Noch einmal variiert der Autor die Einwurzelungsmetapher um die Grundthemen: Kohärenz des um Verstehen ringenden Ichs, Rätselhaftigkeit der Phänomene, Sprung zu Begriff und Erkenntnis, Aporien, universelle Erkenntnis und Verdichtung in Bildsätzen. Hier wird es den Lesern nicht leicht gemacht, den philosophischen Gedanken in einem eher aphoristischen Stil zu folgen. Doch liegt die Vermutung nahe, dass die Gefolgschaft auch gar nicht gewünscht wird, dass vielmehr auf Denkhorizonte und auf die Natur- und Geisteswissenschaften ergänzende, komplementäre Welten und Weltauffassungen hingewiesen werden soll. Dies zeigt sich u.a. in der Aufforderung, analytische Einsichten auch in Bildsätzen zu formulieren und Fragen, wie diese als sinnvoll zuzulassen: Was will der Horizont sagen?

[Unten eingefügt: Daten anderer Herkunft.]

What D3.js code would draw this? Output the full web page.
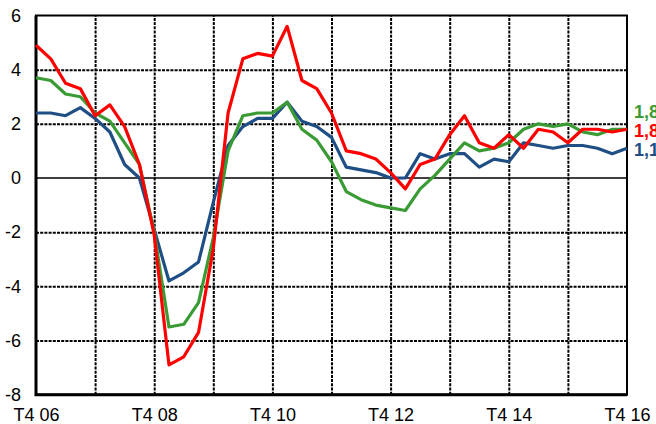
<!DOCTYPE html>
<html>
<head>
<meta charset="utf-8">
<script src="https://cdn.jsdelivr.net/npm/d3@7"></script>
<style>
  body { margin: 0; background: #fff; }
  svg { display: block; font-family: Arial, "Liberation Sans", sans-serif; }
  .grid line { stroke: #000; stroke-width: 2; stroke-dasharray: 3,1.2; }
  .grid path { display: none; }
  .lbl path, .lbl line { display: none; }
  .lbl text { font-size: 18px; fill: #000; }
</style>
</head>
<body>
<div id="chart"></div>
<script>
// quarters from T4 06 to T4 16
var tickLabels = ["T4 06", "T4 08", "T4 10", "T4 12", "T4 14", "T4 16"];
var yTicks = [-8, -6, -4, -2, 0, 2, 4, 6];

var red = [4.9, 4.4, 3.5, 3.3, 2.3, 2.7, 1.9, 0.5, -2.1, -6.9, -6.6, -5.7, -2.6, 2.4,
  4.4, 4.6, 4.5, 5.6, 3.6, 3.3, 2.4, 1.0, 0.9, 0.7, 0.2, -0.4, 0.5, 0.7, 1.6, 2.3,
  1.3, 1.1, 1.6, 1.1, 1.8, 1.7, 1.3, 1.8, 1.8, 1.7, 1.8];
var green = [3.7, 3.6, 3.1, 3.0, 2.4, 2.1, 1.3, 0.5, -2.0, -5.5, -5.4, -4.6, -2.2, 1.0,
  2.3, 2.4, 2.4, 2.8, 1.8, 1.4, 0.6, -0.5, -0.8, -1.0, -1.1, -1.2, -0.4, 0.1, 0.7, 1.3,
  1.0, 1.1, 1.3, 1.8, 2.0, 1.9, 2.0, 1.7, 1.6, 1.8, 1.8];
var blue = [2.4, 2.4, 2.3, 2.6, 2.2, 1.7, 0.5, 0.0, -1.9, -3.8, -3.5, -3.1, -0.9, 1.2,
  1.9, 2.2, 2.2, 2.8, 2.1, 1.9, 1.5, 0.4, 0.3, 0.2, 0.0, 0.0, 0.9, 0.7, 0.9, 0.9,
  0.4, 0.7, 0.6, 1.3, 1.2, 1.1, 1.2, 1.2, 1.1, 0.9, 1.1];

var width = 656, height = 424;
var plotLeft = 36, plotRight = 627, plotTop = 15.5, plotBottom = 394.7;

var svg = d3.select('#chart').append('svg')
  .attr('width', width)
  .attr('height', height);

var n = red.length - 1;
var x = d3.scaleLinear().domain([0, n]).range([plotLeft, plotRight]);
var y = d3.scaleLinear().domain([-8, 6]).range([plotBottom, plotTop]);

// dashed grid
svg.append('g').attr('class', 'grid')
  .attr('transform', 'translate(0,' + plotBottom + ')')
  .call(d3.axisBottom(x).tickValues(d3.range(4, n, 4)).tickSize(-(plotBottom - plotTop)).tickFormat(''));
svg.append('g').attr('class', 'grid')
  .attr('transform', 'translate(' + plotLeft + ',0)')
  .call(d3.axisLeft(y).tickValues(yTicks.filter(function(d) { return d !== 0 && d !== -8 && d !== 6; }))
    .tickSize(-(plotRight - plotLeft)).tickFormat(''));

// zero line
svg.append('line')
  .attr('x1', plotLeft).attr('x2', plotRight)
  .attr('y1', y(0)).attr('y2', y(0))
  .attr('stroke', '#000').attr('stroke-width', 1.6);

// frame
svg.append('rect')
  .attr('x', plotLeft).attr('y', plotTop)
  .attr('width', plotRight - plotLeft).attr('height', plotBottom - plotTop)
  .attr('fill', 'none').attr('stroke', '#000').attr('stroke-width', 2);
svg.append('path')
  .attr('d', 'M' + plotLeft + ',' + plotTop + 'V' + plotBottom + 'H' + plotRight)
  .attr('fill', 'none').attr('stroke', '#000').attr('stroke-width', 3);

// tick labels
svg.append('g').attr('class', 'lbl')
  .attr('transform', 'translate(' + (plotLeft - 15) + ',0)')
  .call(d3.axisLeft(y).tickValues(yTicks).tickSize(0).tickPadding(0)
    .tickFormat(function(d) { return String(d); }));
svg.append('g').attr('class', 'lbl')
  .attr('transform', 'translate(0,' + (plotBottom + 14) + ')')
  .call(d3.axisBottom(x).tickValues(d3.range(0, n + 1, 8)).tickSize(0).tickPadding(0)
    .tickFormat(function(d, i) { return tickLabels[i]; }));

var line = d3.line()
  .x(function(d, i) { return x(i); })
  .y(function(d) { return y(d); });

var series = [
  { name: 'blue', values: blue, color: '#1f4e84', dy: 1.6 },
  { name: 'green', values: green, color: '#3a9b35', dy: -18 },
  { name: 'red', values: red, color: '#ff0000', dy: 1.6 }
];

series.forEach(function(s) {
  svg.append('path')
    .datum(s.values)
    .attr('d', line)
    .attr('fill', 'none')
    .attr('stroke', s.color)
    .attr('stroke-width', 3.2)
    .attr('stroke-linejoin', 'round');

  var last = s.values[s.values.length - 1];
  svg.append('text')
    .attr('x', plotRight + 7)
    .attr('y', y(last) + s.dy)
    .attr('dy', '0.35em')
    .attr('fill', s.color)
    .style('font-size', '18px')
    .style('font-weight', 'bold')
    .text(last.toFixed(1).replace('.', ','));
});
</script>
</body>
</html>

Eine letzte Variation wendet sich, nach kurzer Einblendung des sozialen Aspekts von Verstehen, dem Willen des Einzelnen als pädagogische Determinante zu; in der Reformpädagogik anthropologisch besonders hervorgehoben, wenngleich nicht immer konsequent in Lehr-Lern-Handlungen umgesetzt, in der gegenwärtigen didaktischen Literatur eher selten berücksichtigt. Die wenigen Andeutungen des Autors drängen auf Weiterführung des Themas, dass bewusst unabgeschlossen bleibt. So wird das Buch zu einem, das Fragen offen lässt und das man weiterdenken muss.
Gerade dann, wenn man durch manche in wissenschaftlichen Termini und Theorien erstarrte pädagogische Literatur ernüchtert wurde und sich eher einem lebendigen direkten Gedankenaustausch hingeben möchte, wenn man Freude hat an der Interpretation von Bildern, an der Inspiration durch Bildersprache und Geschichten, am explorativen Herantasten an tiefer liegende Zusammenhänge, dann wird die Lektüre dieses Buches zum persönlichen Gewinn.